An additively manufactured precipitation hardening medium entropy alloy with excellent strength-ductility synergy over a wide temperature range

Abstract

Modern engineering has long been in demand for high-performance additive manufactured materials for harsh working conditions. The idea of high entropy alloy (HEA), medium entropy alloy (MEA), and multi-principal-element alloy (MPEA) provides a new way for alloy design. In this work, we develop a Co42Cr20Ni30Ti4Al4 quinary MEA which exhibits a superiority of mechanical properties over a wide temperature ranging from 77 to 873 K via selective laser melting (SLM) and post-heat treatment. The present MEA achieves an excellent ultimate tensile strength (UTS) of 1586 MPa with a total elongation (TE) of 22.7% at 298 K, a UTS of 1944 MPa with a TE of 22.6% at 77 K, and a UTS of 1147 MPa with a TE of 9.1% at 873 K. The excellent mechanical properties stem from the microstructures composed of partially refined grains and heterogeneously precipitated L12 phase due to the concurrence of recrystallization and precipitation.
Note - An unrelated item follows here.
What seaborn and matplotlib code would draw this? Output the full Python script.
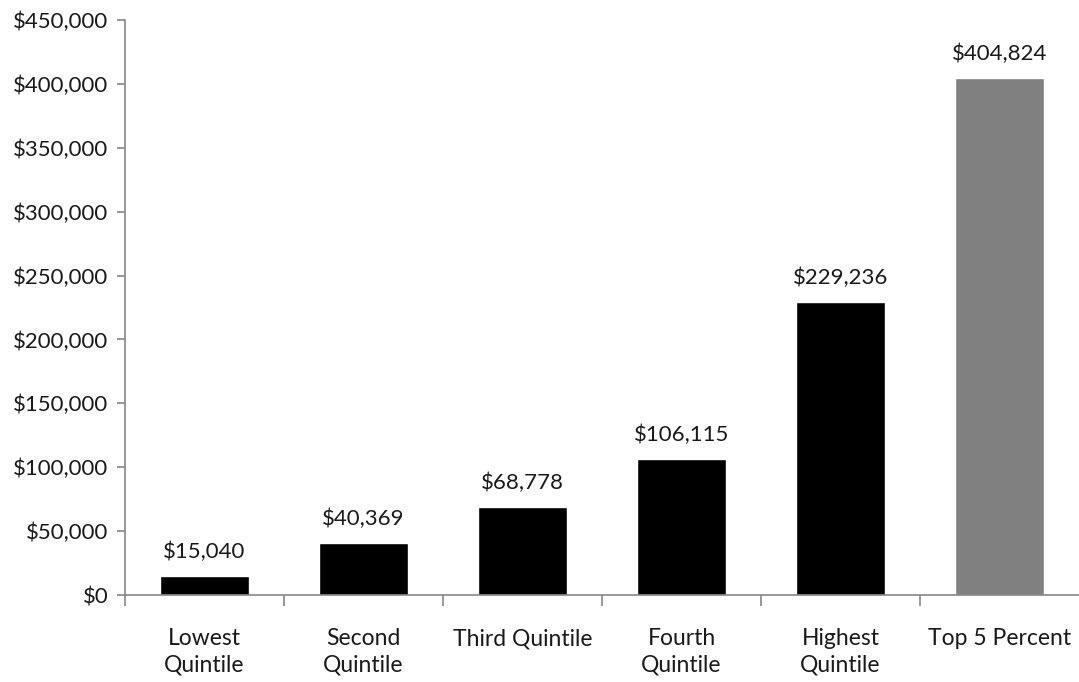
import matplotlib
matplotlib.use("Agg")
import matplotlib.pyplot as plt
import seaborn as sns
import pandas as pd
from matplotlib.ticker import FuncFormatter, MultipleLocator

categories = ["Lowest\nQuintile", "Second\nQuintile", "Third Quintile",
              "Fourth\nQuintile", "Highest\nQuintile", "Top 5 Percent"]
values = [15040, 40369, 68778, 106115, 229236, 404824]
bar_colors = ["#000000", "#000000", "#000000", "#000000", "#000000", "#808080"]

sns.set_theme(style="white")
plt.rcParams["font.family"] = ["Lato", "DejaVu Sans"]

df = pd.DataFrame({"group": categories, "income": values})

fig = plt.figure(figsize=(10.79, 6.82), dpi=100)
ax = fig.add_axes([125 / 1079, 1 - 595 / 682, 1 - 125 / 1079, (595 - 20) / 682])

sns.barplot(data=df, x="group", y="income", hue="group", palette=bar_colors,
            width=0.555, legend=False, ax=ax, saturation=1)

ax.set_ylim(0, 450000)
ax.set_xlim(-0.5, len(categories) - 0.5)
ax.yaxis.set_major_locator(MultipleLocator(50000))
ax.yaxis.set_major_formatter(FuncFormatter(lambda v, p: f"${v:,.0f}"))
ax.set_xlabel("")
ax.set_ylabel("")

axis_color = "#868686"
text_color = "#1a1a1a"
for side in ["top", "right"]:
    ax.spines[side].set_visible(False)
for side in ["left", "bottom"]:
    ax.spines[side].set_color(axis_color)
    ax.spines[side].set_linewidth(1.2)

# category boundary ticks below the x axis
ax.set_xticks([i - 0.5 for i in range(len(categories))], minor=False)
ax.set_xticklabels([""] * len(categories))
ax.set_xticks(range(len(categories)), minor=True)
ax.set_xticklabels(categories, minor=True, fontsize=16.5, color=text_color, linespacing=1.3)
ax.tick_params(axis="x", which="major", direction="out", length=8, width=1.2,
               color=axis_color, bottom=True)
ax.tick_params(axis="x", which="minor", length=0, pad=24)
ax.tick_params(axis="y", direction="out", length=6, width=1.2, color=axis_color,
               labelsize=16, labelcolor=text_color, pad=6, left=True)

for i, v in enumerate(values):
    ax.text(i, v + 11000, f"${v:,}", ha="center", va="bottom", fontsize=16,
            color=text_color)

fig.savefig("out.png", dpi=100)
The grain boundary hardening, precipitation hardening, and dislocation hardening contribute to the high YS at 298 and 77 K. Interactions of nano-spaced stacking faults (SFs) including SFs networks, Lomer-Cottrell locks (L-C locks), and anti-phase boundaries (APBs) induced by the shearing of L12 phase are responsible for the high strain hardening rate and plasticity at 77 K. Our work provides a new insight for the incorporation of precipitation hardening and additive manufacturing technology, paving the avenue for the development of high-performance structural materials.